McGregor found it very easy to connect to the kind of freer and more innocent life that Christopher Robin's come unmoored from. "I don't remember having an imaginary friend, although I spent a lot of time, like Christopher Robin did, as a child in the woods of the town that I come from in Scotland called Crieff," he said. "It's surrounded by a woodland called the Knock. I spent most of my childhood in there with my mates. Literally, leave, say goodbye to our mom and dad in the morning and come back at night. We'd spend the whole day in there. I don't know what we did. I can't really remember but it was fantastic fun, anyway."

"We just set out: 'OK, we'll do this!'" the actor recalls. "Now I think doing nothing is very much about sitting on your couch and watching the TV. It's difficult for children now to escape all of the technology, because they're so drawn to it.
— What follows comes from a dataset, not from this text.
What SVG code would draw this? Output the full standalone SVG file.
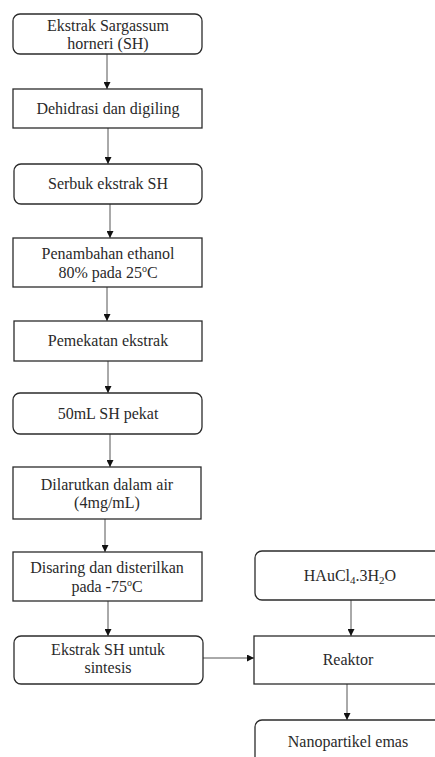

It satisfies some part of the brain, which sadly seems to switch off the other part of the brain that wants to go out in the garden and play."

Atwell remembers filling childhood afternoons imaginatively writing fan letter responses on behalf of Queen lead singer Freddie Mercury as the imagined founders of his fan club, completely absorbed by the flight of fancy, much like Christopher Robin's adventures with Pooh and his pals.

"It was a bit like a left-field game, but it never occurred to me," Atwell laughs. "I think it's that beautiful moment when you're being a child until that point of self-consciousness comes in, where you're imagination is so free, without judgment, to kind of be good at it. There's no ego involved, or like, 'Am I convincing, that I believe in that monster?' You're just believing in the monster. There's a real magic in that. It's a very special sweet spot of life."

That sweetness certainly seeped into the creative experience of making the movie, Atwell notes. "You can't really have a bad day when you're doing a Winnie the Pooh film," she concedes. "I just felt that this is already a loved, inhabited world, that it's telling itself. Being a part of that, it didn't feel like a responsibility to try to live up to something. It just felt you're stepping into a world that's already there. It's already been loved and it knows what it's doing and what it needs to be and where it needs to go. We had a great old time."

Disney's Christopher Robin is now in theaters.